Chinese New Year: Traditions for Wealth and Prosperity
Philippine Tatler celebrates wealth and prosperity with these Chinese New Year traditions for the Year of the Wooden Sheep.
A Powerful Presence
Be amongst family and friends and catch the Lion and Dragon dance in your nearby Chinese neighbourhood. The loud sounds emanating from the banging of drums and cymbals are said to deflect negative chi, while the powerful presence of the lion and dragon will chase away evil spirits and attract good luck. Accompany the dancing with the cracking of fireworks to ward off those bad ghosts. At home, keep the lights on the entire night to keep the festive mood in all corners of the house.
Catch a special Lion and Dragon dance performance on February 18, from 7 pm to 8:30 pm, and 19, from 11 am to 12:30 pm at Sofitel Manila. For enquiries, contact +632.832.6988
To welcome the New Year with the right attitude, wear brand new clothes to signify a fresh start in life. Clothes in the shade of red are known to be especially lucky since the colour wards off evil spirits and also gives a festive look to the wearer.
Money is King
Children are especially lucky this time of year since parents and grandparents normally give out red envelopes, or ang pao, containing money in an attempt to bring more blessings to them. However, recipients of such envelopes should keep their excitement at bay and remember that it is impolite to open them in front of the givers.
Remember your Ancestors
As the dawn of spring and a new year in the Chinese calendar approaches, be sure to also share these moments with loved ones that have already passed on. Offer them auspicious food and relay your prayers and messages of thanks by lighting a joss stick or incense.

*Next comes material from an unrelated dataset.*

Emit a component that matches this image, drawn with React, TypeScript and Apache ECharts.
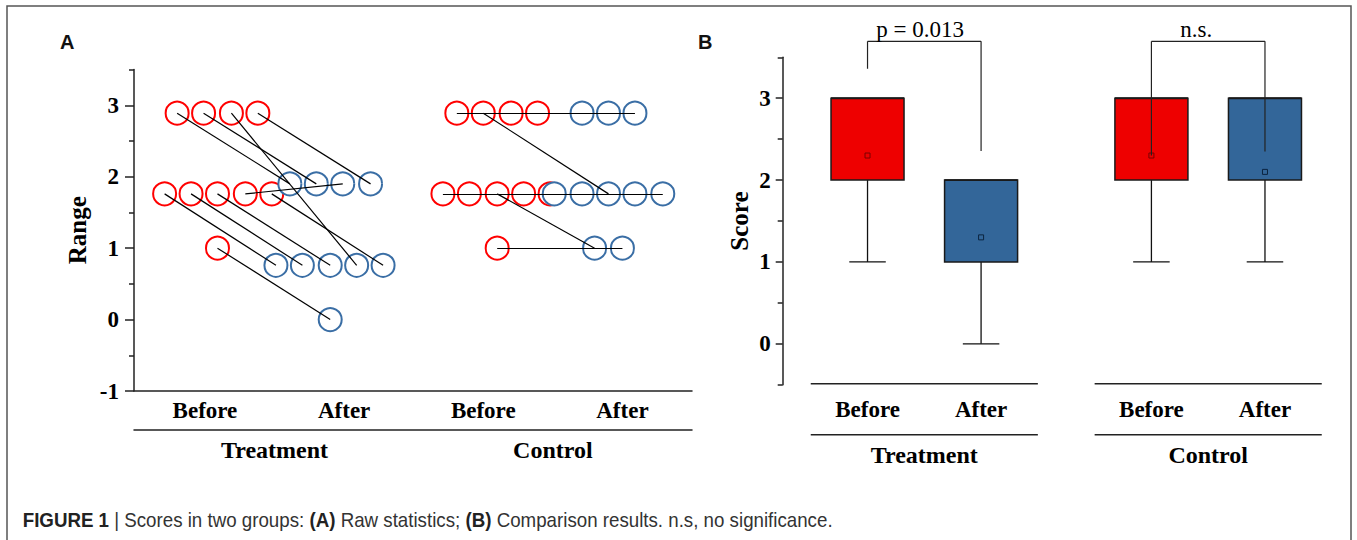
import React, { useEffect, useRef } from 'react';
import * as echarts from 'echarts';

// ---------- Panel A: raw paired scores ----------
// x: jittered position (1 = Treatment Before, 2 = Treatment After, 3 = Control Before, 4 = Control After)
const categoriesA = ['Before', 'After', 'Before', 'After'];
const categoryPosA = [1, 2, 3, 4];
const groupsA = ['Treatment', 'Control'];
const groupPosA = [1.5, 3.5];
const yTicksA = [-1, 0, 1, 2, 3];
const yMinorA = [-0.5, 0.5, 1.5, 2.5, 3.5];

// [beforeX, beforeY, afterX, afterY]
const treatmentPairs = [
  [0.80, 2.89, 1.61, 1.90],
  [0.99, 2.89, 1.80, 1.90],
  [1.19, 2.89, 2.09, 0.76],
  [1.38, 2.89, 2.19, 1.90],
  [0.71, 1.76, 1.51, 0.76],
  [0.90, 1.76, 1.70, 0.76],
  [1.09, 1.76, 1.90, 0.76],
  [1.29, 1.76, 1.99, 1.90],
  [1.48, 1.76, 2.28, 0.76],
  [1.09, 1.00, 1.90, 0.00],
];
const controlPairs = [
  [2.81, 2.89, 4.09, 2.89],
  [3.00, 2.89, 3.90, 1.76],
  [3.20, 2.89, 3.71, 2.89],
  [3.39, 2.89, 3.90, 2.89],
  [2.71, 1.76, 4.29, 1.76],
  [2.90, 1.76, 4.09, 1.76],
  [3.10, 1.76, 3.80, 1.00],
  [3.29, 1.76, 3.71, 1.76],
  [3.48, 1.76, 3.51, 1.76],
  [3.10, 1.00, 4.00, 1.00],
];

// ---------- Panel B: box plots ----------
const boxLabels = ['Before', 'After', 'Before', 'After'];
const boxPos = [1, 2, 3.5, 4.5];
const groupsB = ['Treatment', 'Control'];
const groupPosB = [1.5, 4];
const groupSpanB = [[0.5, 2.5], [3, 5]];
const boxMin = [1, 0, 1, 1];
const boxQ1 = [2, 1, 2, 2];
const boxMedian = [3, 2, 3, 3];
const boxQ3 = [3, 2, 3, 3];
const boxMax = [3, 2, 3, 3];
const boxMean = [2.3, 1.3, 2.3, 2.1];
const yTicksB = [0, 1, 2, 3];
const yMinorB = [-0.5, 0.5, 1.5, 2.5, 3.5];
// [leftX, rightX, topY, leftEndY, rightEndY, labelX]
const brackets = [
  [1, 2, 3.695, 3.36, 2.355, 1.463],
  [3.5, 4.5, 3.695, 2.30, 2.35, 3.894],
];
const bracketLabels = ['p = 0.013', 'n.s.'];

const captionParts: [string, string][] = [
  ['FIGURE 1', 'b'],
  [' | Scores in two groups: ', 'r'],
  ['(A)', 'b'],
  [' Raw statistics; ', 'r'],
  ['(B)', 'b'],
  [' Comparison results. n.s, no significance.', 'r'],
];

const RED = '#ff0000';
const BLUE = '#3a6ea5';
const BOX_RED = '#ee0000';
const BOX_BLUE = '#336699';
const SERIF = "'Liberation Serif', 'Times New Roman', serif";
const SANS = "'Liberation Sans', Arial, sans-serif";

function lookup(vals: number[], labels: string[]) {
  return (v: number) => {
    const i = vals.findIndex((x) => Math.abs(x - v) < 1e-6);
    return i >= 0 ? labels[i] : '';
  };
}

export default function App() {
  const ref = useRef<HTMLDivElement>(null);
  useEffect(() => {
    if (!ref.current) return;
    const chart = echarts.init(ref.current, undefined, { renderer: 'svg' });

    const capSize = 20;
    const ctx = document.createElement('canvas').getContext('2d')!;
    let capW = 0;
    captionParts.forEach(([t, s]) => {
      ctx.font = `${s === 'b' ? 'bold ' : ''}${capSize}px ${SANS}`;
      capW += ctx.measureText(t).width;
    });
    const capScale = capW > 0 ? 810 / capW : 1;

    const allPairs = [...treatmentPairs, ...controlPairs];
    const labelStyle = { fontFamily: SERIF, fontWeight: 'bold' as const, color: '#000' };
    const axisLineStyle = { color: '#222', width: 1.5 };

    const option: any = {
      animation: false,
      backgroundColor: '#fff',
      grid: [
        { left: 134, right: 665, top: 69.6, bottom: 149, containLabel: false, outerBoundsMode: 'none' },
        { left: 782.7, right: 35.25, top: 57.3, bottom: 155.3, containLabel: false, outerBoundsMode: 'none' },
      ],
      xAxis: [
        {
          gridIndex: 0, type: 'value', min: 0.49, max: 4.5, position: 'bottom',
          axisLine: { show: true, onZero: false, lineStyle: axisLineStyle },
          axisTick: { show: false }, splitLine: { show: false },
          axisLabel: { customValues: categoryPosA, formatter: lookup(categoryPosA, categoriesA), margin: 8, fontSize: 23, ...labelStyle },
        },
        {
          gridIndex: 0, type: 'value', min: 0.49, max: 4.5, position: 'bottom', offset: 39,
          axisLine: { show: true, onZero: false, lineStyle: axisLineStyle },
          axisTick: { show: false }, splitLine: { show: false },
          axisLabel: { customValues: groupPosA, formatter: lookup(groupPosA, groupsA), margin: 8, fontSize: 24, ...labelStyle },
        },
        {
          gridIndex: 1, type: 'value', min: 0.253, max: 5, position: 'bottom',
          axisLine: { show: false, onZero: false },
          axisTick: { show: false }, splitLine: { show: false },
          axisLabel: { customValues: boxPos, formatter: lookup(boxPos, boxLabels), margin: 13, fontSize: 23, ...labelStyle },
        },
        {
          gridIndex: 1, type: 'value', min: 0.253, max: 5, position: 'bottom', offset: 51,
          axisLine: { show: false, onZero: false },
          axisTick: { show: false }, splitLine: { show: false },
          axisLabel: { customValues: groupPosB, formatter: lookup(groupPosB, groupsB), margin: 7, fontSize: 24, ...labelStyle },
        },
      ],
      yAxis: [
        {
          gridIndex: 0, type: 'value', min: -1, max: 3.5, position: 'left',
          axisLine: { show: true, onZero: false, lineStyle: axisLineStyle },
          axisTick: { show: true, customValues: yTicksA, length: 9, lineStyle: { color: '#222', width: 1.5 } },
          splitLine: { show: false },
          axisLabel: { customValues: yTicksA, margin: 15, fontSize: 23, ...labelStyle },
          name: 'Range', nameLocation: 'middle', nameGap: 44,
          nameTextStyle: { fontSize: 25, ...labelStyle },
        },
        {
          gridIndex: 0, type: 'value', min: -1, max: 3.5, position: 'left',
          axisLine: { show: false, onZero: false },
          axisTick: { show: true, customValues: yMinorA, length: 5, lineStyle: { color: '#222', width: 1.5 } },
          splitLine: { show: false }, axisLabel: { show: false },
        },
        {
          gridIndex: 1, type: 'value', min: -0.5, max: 3.5, position: 'left',
          axisLine: { show: true, onZero: false, lineStyle: axisLineStyle },
          axisTick: { show: true, customValues: yTicksB, length: 7, lineStyle: { color: '#222', width: 1.5 } },
          splitLine: { show: false },
          axisLabel: { customValues: yTicksB, margin: 12, fontSize: 23, ...labelStyle },
          name: 'Score', nameLocation: 'middle', nameGap: 31,
          nameTextStyle: { fontSize: 25, ...labelStyle },
        },
        {
          gridIndex: 1, type: 'value', min: -0.5, max: 3.5, position: 'left',
          axisLine: { show: false, onZero: false },
          axisTick: { show: true, customValues: yMinorB, length: 5, lineStyle: { color: '#222', width: 1.5 } },
          splitLine: { show: false }, axisLabel: { show: false },
        },
      ],
      series: [
        {
          type: 'scatter', xAxisIndex: 0, yAxisIndex: 0, symbol: 'circle', symbolSize: 23,
          data: allPairs.map((p) => [p[0], p[1]]),
          itemStyle: { color: '#fff', borderColor: RED, borderWidth: 2, opacity: 1 },
          silent: true, clip: false,
        },
        {
          type: 'scatter', xAxisIndex: 0, yAxisIndex: 0, symbol: 'circle', symbolSize: 23,
          data: allPairs.map((p) => [p[2], p[3]]),
          itemStyle: { color: '#fff', borderColor: BLUE, borderWidth: 2, opacity: 1 },
          silent: true, clip: false,
        },
        {
          type: 'lines', coordinateSystem: 'cartesian2d', xAxisIndex: 0, yAxisIndex: 0,
          data: allPairs.map((p) => ({ coords: [[p[0], p[1]], [p[2], p[3]]] })),
          lineStyle: { color: '#000', width: 1.2, opacity: 1 },
          silent: true, z: 3,
        },
        {
          type: 'custom', xAxisIndex: 2, yAxisIndex: 2,
          data: boxPos.map((x, i) => [x, boxMin[i], boxQ1[i], boxMedian[i], boxQ3[i], boxMax[i], boxMean[i], i]),
          encode: { x: 0, y: [1, 2, 3, 4, 5] },
          renderItem: (params: any, api: any) => {
            const x = api.value(0);
            const idx = api.value(7);
            const fill = idx % 2 === 0 ? BOX_RED : BOX_BLUE;
            const meanStroke = idx % 2 === 0 ? '#7a0000' : '#0b2440';
            const w = api.size([0.643, 0])[0];
            const pMin = api.coord([x, api.value(1)]);
            const pQ1 = api.coord([x, api.value(2)]);
            const pMed = api.coord([x, api.value(3)]);
            const pQ3 = api.coord([x, api.value(4)]);
            const pMax = api.coord([x, api.value(5)]);
            const pMean = api.coord([x, api.value(6)]);
            const cx = pQ1[0];
            const ln = (x1: number, y1: number, x2: number, y2: number) => ({
              type: 'line', shape: { x1, y1, x2, y2 }, style: { stroke: '#111', lineWidth: 1.3 },
            });
            const children: any[] = [
              ln(cx, pQ1[1], cx, pMin[1]),
              ln(cx - w / 4, pMin[1], cx + w / 4, pMin[1]),
            ];
            if (pMax[1] < pQ3[1] - 0.5) {
              children.push(ln(cx, pQ3[1], cx, pMax[1]));
              children.push(ln(cx - w / 4, pMax[1], cx + w / 4, pMax[1]));
            }
            children.push({
              type: 'rect', shape: { x: cx - w / 2, y: pQ3[1], width: w, height: pQ1[1] - pQ3[1] },
              style: { fill, stroke: '#1a1a1a', lineWidth: 1.5 },
            });
            children.push({
              type: 'line', shape: { x1: cx - w / 2, y1: pMed[1], x2: cx + w / 2, y2: pMed[1] },
              style: { stroke: '#1a1a1a', lineWidth: 1.8 },
            });
            children.push({
              type: 'rect', shape: { x: cx - 2.5, y: pMean[1] - 2.5, width: 5, height: 5 },
              style: { fill: 'none', stroke: meanStroke, lineWidth: 1 },
            });
            return { type: 'group', children };
          },
          silent: true, z: 2,
        },
        {
          type: 'custom', xAxisIndex: 2, yAxisIndex: 2,
          data: groupSpanB,
          encode: { x: [0, 1] },
          renderItem: (params: any, api: any) => {
            const a = api.coord([api.value(0), -0.5]);
            const b = api.coord([api.value(1), -0.5]);
            const st = { stroke: '#222', lineWidth: 1.5 };
            return {
              type: 'group',
              children: [
                { type: 'line', shape: { x1: a[0], y1: a[1] - 1, x2: b[0], y2: b[1] - 1 }, style: st },
                { type: 'line', shape: { x1: a[0], y1: a[1] + 50, x2: b[0], y2: b[1] + 50 }, style: st },
              ],
            };
          },
          silent: true,
        },
        {
          type: 'custom', xAxisIndex: 2, yAxisIndex: 2,
          data: brackets.map((b, i) => [...b, i]),
          encode: { x: [0, 1] },
          renderItem: (params: any, api: any) => {
            const xl = api.value(0), xr = api.value(1), yt = api.value(2);
            const pTL = api.coord([xl, yt]);
            const pTR = api.coord([xr, yt]);
            const pL = api.coord([xl, api.value(3)]);
            const pR = api.coord([xr, api.value(4)]);
            const pLab = api.coord([api.value(5), yt]);
            const st = { stroke: '#222', lineWidth: 1.2 };
            return {
              type: 'group',
              children: [
                { type: 'line', shape: { x1: pL[0], y1: pL[1], x2: pTL[0], y2: pTL[1] }, style: st },
                { type: 'line', shape: { x1: pTL[0], y1: pTL[1], x2: pTR[0], y2: pTR[1] }, style: st },
                { type: 'line', shape: { x1: pTR[0], y1: pTR[1], x2: pR[0], y2: pR[1] }, style: st },
                {
                  type: 'text', x: pLab[0], y: pLab[1] - 12,
                  style: {
                    text: bracketLabels[api.value(6)], fontFamily: SERIF, fontSize: 23,
                    fill: '#000', align: 'center', verticalAlign: 'middle',
                  },
                },
              ],
            };
          },
          silent: true, z: 5,
        },
      ],
      graphic: [
        {
          type: 'rect', shape: { x: 7, y: 6, width: 1344, height: 600 },
          style: { fill: 'none', stroke: '#555', lineWidth: 1.5 }, silent: true,
        },
        {
          type: 'text', x: 60, y: 42,
          style: { text: 'A', fontFamily: SANS, fontWeight: 'bold', fontSize: 20, fill: '#111', verticalAlign: 'middle' },
        },
        {
          type: 'text', x: 698, y: 42,
          style: { text: 'B', fontFamily: SANS, fontWeight: 'bold', fontSize: 20, fill: '#111', verticalAlign: 'middle' },
        },
        {
          type: 'text', x: 22.7, y: 520, scaleX: capScale,
          style: {
            text: captionParts.map(([t, s]) => `{${s}|${t}}`).join(''),
            verticalAlign: 'middle', align: 'left',
            rich: {
              b: { fontFamily: SANS, fontWeight: 'bold', fontSize: capSize, fill: '#222' },
              r: { fontFamily: SANS, fontSize: capSize, fill: '#333' },
            },
          },
        },
      ],
    };
    chart.setOption(option);
    return () => chart.dispose();
  }, []);
  return (
    <div
      ref={ref}
      style={{ position: 'fixed', left: 0, top: 0, width: 1357, height: 540, background: '#fff' }}
    />
  );
}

The nian gao or tikoy (literal meaning: “year cake”) is a must-eat during Chinese New Year celebrations, as the second word, gao, sounds the same as the Chinese term for "tall" or "high." Thus, the cake signifies achieving greater heights in the coming year. Also, the tikoy is best shared with loved ones since its stickiness and round shape symbolise unity.
Another lucky treat for this time of the year is the Chinese dumpling, or jiao zi. The dumpling is shaped to resemble that of ancient Chinese gold currency, symbolising wealth and good fortune.
The fish, in Chinese culture, is a symbol of abundance as its term yu sounds like the Mandarin word for "surplus." Families may enjoy their fish dish in any way they like, as long as the whole fish remains intact before they dig in.
Lastly, noodles such as the egg misua are thought to signify longevity, and are staples in all kinds of Chinese celebrations. Remember to have them prepared unsevered as the length of the noodles are said to represent the eater’s life.
The Chinese New Year is not only a celebration of the coming of spring for the Chinese, but it is also a commemoration of a spiritual nature that is shared by entire families and friends. May the year bring you more blessings, and Gong Xi Fa Cai!